Copy each line below in which the string "this" occurs.

Dataset entries:
=-=-=

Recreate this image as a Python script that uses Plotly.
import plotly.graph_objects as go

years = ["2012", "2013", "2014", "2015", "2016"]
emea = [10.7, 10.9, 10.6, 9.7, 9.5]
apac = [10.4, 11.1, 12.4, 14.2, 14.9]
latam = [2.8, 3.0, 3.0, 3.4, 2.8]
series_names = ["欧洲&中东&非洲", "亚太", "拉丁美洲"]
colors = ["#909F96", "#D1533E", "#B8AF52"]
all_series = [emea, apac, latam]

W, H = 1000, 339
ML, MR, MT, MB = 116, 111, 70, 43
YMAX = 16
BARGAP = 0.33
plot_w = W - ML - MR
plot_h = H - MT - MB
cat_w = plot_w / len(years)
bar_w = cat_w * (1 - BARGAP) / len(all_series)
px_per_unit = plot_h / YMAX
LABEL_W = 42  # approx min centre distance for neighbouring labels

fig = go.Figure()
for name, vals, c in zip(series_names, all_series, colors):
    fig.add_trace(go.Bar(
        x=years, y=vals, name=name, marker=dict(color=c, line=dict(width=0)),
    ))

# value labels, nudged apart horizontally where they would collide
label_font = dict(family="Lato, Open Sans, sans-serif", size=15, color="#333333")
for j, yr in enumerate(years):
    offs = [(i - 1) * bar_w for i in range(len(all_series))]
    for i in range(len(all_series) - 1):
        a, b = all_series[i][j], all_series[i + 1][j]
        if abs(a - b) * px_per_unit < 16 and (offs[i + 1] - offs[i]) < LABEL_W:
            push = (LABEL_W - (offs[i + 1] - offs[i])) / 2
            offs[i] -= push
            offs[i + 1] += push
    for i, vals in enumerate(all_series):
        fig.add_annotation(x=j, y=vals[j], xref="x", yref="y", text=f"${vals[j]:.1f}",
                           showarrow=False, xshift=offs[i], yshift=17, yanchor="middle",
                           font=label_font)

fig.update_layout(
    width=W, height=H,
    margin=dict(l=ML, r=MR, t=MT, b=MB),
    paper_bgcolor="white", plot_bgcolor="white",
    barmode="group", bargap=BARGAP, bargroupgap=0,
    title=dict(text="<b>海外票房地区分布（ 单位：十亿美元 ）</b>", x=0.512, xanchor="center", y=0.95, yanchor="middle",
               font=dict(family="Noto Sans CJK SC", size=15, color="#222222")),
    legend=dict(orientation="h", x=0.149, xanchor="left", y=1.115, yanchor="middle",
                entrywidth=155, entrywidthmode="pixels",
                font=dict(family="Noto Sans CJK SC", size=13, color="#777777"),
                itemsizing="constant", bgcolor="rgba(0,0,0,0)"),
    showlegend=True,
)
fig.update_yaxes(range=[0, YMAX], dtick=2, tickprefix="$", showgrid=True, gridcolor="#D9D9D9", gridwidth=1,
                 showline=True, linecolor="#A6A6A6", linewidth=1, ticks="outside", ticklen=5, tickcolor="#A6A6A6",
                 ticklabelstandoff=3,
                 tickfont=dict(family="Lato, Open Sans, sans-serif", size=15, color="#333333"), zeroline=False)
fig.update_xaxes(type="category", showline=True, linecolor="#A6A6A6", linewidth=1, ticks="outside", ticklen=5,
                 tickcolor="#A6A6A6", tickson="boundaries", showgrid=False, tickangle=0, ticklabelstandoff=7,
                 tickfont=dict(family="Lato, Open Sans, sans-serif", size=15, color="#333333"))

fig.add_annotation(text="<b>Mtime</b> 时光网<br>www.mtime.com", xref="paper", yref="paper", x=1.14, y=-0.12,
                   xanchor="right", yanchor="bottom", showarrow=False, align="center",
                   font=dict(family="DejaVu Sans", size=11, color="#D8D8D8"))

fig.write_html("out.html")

=-=-=

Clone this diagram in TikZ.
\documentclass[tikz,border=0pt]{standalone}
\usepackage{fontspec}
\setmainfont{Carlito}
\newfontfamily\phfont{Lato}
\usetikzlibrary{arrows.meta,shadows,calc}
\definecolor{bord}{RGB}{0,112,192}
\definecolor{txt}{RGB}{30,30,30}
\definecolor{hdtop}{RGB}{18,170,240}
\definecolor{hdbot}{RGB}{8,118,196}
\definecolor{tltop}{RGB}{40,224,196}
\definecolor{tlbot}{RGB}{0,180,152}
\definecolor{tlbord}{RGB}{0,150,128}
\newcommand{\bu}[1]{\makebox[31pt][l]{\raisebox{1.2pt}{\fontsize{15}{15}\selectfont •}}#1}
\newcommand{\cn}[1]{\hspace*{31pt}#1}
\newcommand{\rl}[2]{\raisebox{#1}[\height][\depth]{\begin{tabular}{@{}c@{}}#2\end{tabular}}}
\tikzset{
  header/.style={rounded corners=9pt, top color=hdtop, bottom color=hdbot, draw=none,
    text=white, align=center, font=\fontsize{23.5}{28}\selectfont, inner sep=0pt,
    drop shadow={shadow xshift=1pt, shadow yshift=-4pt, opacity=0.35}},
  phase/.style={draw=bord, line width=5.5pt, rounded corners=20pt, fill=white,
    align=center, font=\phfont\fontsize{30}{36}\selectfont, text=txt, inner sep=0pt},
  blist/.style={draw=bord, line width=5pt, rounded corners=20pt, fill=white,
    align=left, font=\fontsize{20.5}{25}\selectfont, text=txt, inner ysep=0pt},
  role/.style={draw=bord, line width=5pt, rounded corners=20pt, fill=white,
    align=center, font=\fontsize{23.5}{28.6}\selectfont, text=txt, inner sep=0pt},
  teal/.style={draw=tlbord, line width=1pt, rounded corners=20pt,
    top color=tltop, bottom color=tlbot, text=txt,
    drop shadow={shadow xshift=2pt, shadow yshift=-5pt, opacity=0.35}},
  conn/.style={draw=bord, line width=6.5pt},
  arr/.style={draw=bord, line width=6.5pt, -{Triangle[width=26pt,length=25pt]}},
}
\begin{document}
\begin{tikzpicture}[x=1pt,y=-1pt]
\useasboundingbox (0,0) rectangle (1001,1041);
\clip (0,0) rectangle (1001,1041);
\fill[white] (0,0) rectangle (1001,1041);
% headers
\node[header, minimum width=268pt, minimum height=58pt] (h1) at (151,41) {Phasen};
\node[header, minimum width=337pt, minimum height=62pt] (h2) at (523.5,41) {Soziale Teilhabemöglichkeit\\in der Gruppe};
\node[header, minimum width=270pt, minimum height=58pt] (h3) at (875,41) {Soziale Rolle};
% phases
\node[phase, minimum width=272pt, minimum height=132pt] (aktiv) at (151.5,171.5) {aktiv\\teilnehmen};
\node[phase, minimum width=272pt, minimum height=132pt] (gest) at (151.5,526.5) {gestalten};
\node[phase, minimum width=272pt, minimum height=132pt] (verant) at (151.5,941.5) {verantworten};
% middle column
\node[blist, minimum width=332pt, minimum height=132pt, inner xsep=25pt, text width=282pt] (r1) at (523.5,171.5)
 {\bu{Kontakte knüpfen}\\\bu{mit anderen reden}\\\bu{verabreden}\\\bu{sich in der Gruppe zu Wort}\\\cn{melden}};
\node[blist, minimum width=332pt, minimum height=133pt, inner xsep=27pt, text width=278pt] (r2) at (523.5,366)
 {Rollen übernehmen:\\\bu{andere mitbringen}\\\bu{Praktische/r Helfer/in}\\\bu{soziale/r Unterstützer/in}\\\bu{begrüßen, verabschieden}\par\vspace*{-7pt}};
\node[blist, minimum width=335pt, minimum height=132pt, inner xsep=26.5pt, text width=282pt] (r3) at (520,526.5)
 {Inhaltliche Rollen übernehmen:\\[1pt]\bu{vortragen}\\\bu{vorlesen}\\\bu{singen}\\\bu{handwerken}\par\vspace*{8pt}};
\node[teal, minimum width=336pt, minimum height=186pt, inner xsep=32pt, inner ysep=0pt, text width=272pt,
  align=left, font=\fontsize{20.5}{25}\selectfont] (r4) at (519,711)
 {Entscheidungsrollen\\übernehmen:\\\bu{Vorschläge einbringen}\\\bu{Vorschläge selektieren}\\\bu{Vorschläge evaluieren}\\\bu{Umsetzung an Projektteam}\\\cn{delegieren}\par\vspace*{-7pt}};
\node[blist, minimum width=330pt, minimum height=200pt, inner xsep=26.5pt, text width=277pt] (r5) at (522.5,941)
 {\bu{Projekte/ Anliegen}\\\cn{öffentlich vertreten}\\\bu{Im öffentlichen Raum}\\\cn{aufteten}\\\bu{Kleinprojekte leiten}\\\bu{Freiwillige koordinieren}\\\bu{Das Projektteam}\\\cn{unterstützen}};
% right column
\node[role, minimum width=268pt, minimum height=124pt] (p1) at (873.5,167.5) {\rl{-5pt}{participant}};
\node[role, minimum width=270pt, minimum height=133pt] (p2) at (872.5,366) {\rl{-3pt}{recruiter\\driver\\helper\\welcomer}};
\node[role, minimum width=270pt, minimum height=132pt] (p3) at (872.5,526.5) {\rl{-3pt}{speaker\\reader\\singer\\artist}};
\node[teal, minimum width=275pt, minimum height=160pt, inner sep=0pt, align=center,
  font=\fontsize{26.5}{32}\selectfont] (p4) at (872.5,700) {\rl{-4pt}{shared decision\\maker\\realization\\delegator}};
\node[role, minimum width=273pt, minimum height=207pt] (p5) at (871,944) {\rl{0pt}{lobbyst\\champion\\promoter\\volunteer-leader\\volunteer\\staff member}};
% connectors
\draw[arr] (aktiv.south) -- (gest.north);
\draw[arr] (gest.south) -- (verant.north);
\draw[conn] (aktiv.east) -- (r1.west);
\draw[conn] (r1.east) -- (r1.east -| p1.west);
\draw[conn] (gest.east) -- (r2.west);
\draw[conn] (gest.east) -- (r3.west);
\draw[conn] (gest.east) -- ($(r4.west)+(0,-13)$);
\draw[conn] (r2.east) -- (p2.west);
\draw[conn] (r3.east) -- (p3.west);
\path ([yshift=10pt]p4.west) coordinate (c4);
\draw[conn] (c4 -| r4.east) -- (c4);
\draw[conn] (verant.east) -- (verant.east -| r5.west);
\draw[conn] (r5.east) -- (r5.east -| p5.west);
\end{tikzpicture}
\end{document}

=-=-=

The reply:
Recreate this image as a Python script that uses Plotly.
Clone this diagram in TikZ.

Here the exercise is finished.